I understand all the computational steps of training a neural network with gradient descent using forwardprop and backprop, but I'm trying to wrap my head around why they work so much better than logistic regression.
For now all I can think of is:
A) the neural network can learn it's own parameters
B) there are many more weights than simple logistic regression thus allowing for more complex hypotheses
Can someone explain why a neural network works so well in general? I am a relative beginner.
Neural Networks can have a large number of free parameters (the weights and biases between interconnected units) and this gives them the flexibility to fit highly complex data (when trained correctly) that other models are too simple to fit. This model complexity brings with it the problems of training such a complex network and ensuring the resultant model generalises to the examples it’s trained on (typically neural networks require large volumes of training data, that other models don't).

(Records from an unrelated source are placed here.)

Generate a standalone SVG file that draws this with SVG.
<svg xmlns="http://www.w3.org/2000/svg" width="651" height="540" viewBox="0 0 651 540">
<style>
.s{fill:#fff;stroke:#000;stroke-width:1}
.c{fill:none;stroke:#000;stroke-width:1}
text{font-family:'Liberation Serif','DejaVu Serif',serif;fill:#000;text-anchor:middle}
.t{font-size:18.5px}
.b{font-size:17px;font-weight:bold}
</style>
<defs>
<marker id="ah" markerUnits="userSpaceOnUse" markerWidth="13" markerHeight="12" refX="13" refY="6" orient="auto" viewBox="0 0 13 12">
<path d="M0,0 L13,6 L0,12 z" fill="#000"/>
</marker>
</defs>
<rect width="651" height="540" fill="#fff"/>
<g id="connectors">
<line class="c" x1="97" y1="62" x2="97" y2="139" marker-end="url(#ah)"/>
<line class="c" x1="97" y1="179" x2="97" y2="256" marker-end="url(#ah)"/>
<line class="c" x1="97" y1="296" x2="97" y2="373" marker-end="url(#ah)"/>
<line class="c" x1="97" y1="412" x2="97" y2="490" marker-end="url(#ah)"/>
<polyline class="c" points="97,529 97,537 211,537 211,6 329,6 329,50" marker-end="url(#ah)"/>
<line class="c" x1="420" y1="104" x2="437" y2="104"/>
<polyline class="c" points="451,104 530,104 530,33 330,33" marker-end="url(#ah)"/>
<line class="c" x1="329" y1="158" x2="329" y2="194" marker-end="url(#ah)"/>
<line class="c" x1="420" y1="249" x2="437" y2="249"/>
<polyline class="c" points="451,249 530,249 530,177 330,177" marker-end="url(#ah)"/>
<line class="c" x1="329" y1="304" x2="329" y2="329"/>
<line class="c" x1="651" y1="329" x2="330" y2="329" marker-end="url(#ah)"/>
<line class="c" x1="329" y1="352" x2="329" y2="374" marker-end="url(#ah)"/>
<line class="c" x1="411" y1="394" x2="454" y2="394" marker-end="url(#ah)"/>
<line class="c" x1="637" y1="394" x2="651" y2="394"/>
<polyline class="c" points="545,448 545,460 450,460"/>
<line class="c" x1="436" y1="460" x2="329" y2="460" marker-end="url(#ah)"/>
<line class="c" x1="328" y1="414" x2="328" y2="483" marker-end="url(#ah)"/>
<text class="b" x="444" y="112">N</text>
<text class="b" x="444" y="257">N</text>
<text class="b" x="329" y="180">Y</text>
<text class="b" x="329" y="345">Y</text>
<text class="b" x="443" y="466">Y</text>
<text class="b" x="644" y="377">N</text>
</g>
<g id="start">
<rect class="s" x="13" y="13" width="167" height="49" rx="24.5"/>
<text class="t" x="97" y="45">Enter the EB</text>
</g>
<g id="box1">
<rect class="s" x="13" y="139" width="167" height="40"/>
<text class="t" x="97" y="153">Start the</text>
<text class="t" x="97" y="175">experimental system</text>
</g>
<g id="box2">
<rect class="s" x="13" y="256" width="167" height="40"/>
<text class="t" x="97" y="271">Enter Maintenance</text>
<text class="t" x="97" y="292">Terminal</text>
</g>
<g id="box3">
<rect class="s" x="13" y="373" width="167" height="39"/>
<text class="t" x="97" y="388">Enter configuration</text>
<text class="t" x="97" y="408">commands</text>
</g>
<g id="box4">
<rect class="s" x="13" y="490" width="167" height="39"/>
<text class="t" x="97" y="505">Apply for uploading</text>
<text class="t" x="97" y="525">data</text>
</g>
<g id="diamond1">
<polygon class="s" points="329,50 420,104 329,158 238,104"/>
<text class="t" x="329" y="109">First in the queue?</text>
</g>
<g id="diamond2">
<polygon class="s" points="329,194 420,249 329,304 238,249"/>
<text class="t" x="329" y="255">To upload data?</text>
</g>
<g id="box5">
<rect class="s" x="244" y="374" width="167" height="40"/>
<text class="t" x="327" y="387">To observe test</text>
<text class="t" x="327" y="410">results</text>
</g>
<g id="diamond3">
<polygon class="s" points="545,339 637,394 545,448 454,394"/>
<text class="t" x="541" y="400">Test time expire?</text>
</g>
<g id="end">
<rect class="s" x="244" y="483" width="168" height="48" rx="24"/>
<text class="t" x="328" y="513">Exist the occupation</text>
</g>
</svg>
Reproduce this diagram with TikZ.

Classically logistic regression has been limited to binary classification using a linear classifier (although multi-class classification can easily be achieved with one-vs-all, one-vs-one approaches etc. and there are kernalised variants of logistic regression that allow for non-linear classification tasks). In general therefore, logistic regression is typically applied to more simple, linearly-separable classification tasks, where small amounts of training data are available.
Models such as logistic regression and linear regression can be thought of as simple multi-layer perceptrons (check out this site for one explanation of how).
To conclude, it’s the model complexity that allows neural nets to solve more complex classification tasks, and to have a broader application (particularly when applied to raw data such as image pixel intensities etc.), but their complexity means that large volumes of training data are required and training them can be a difficult task.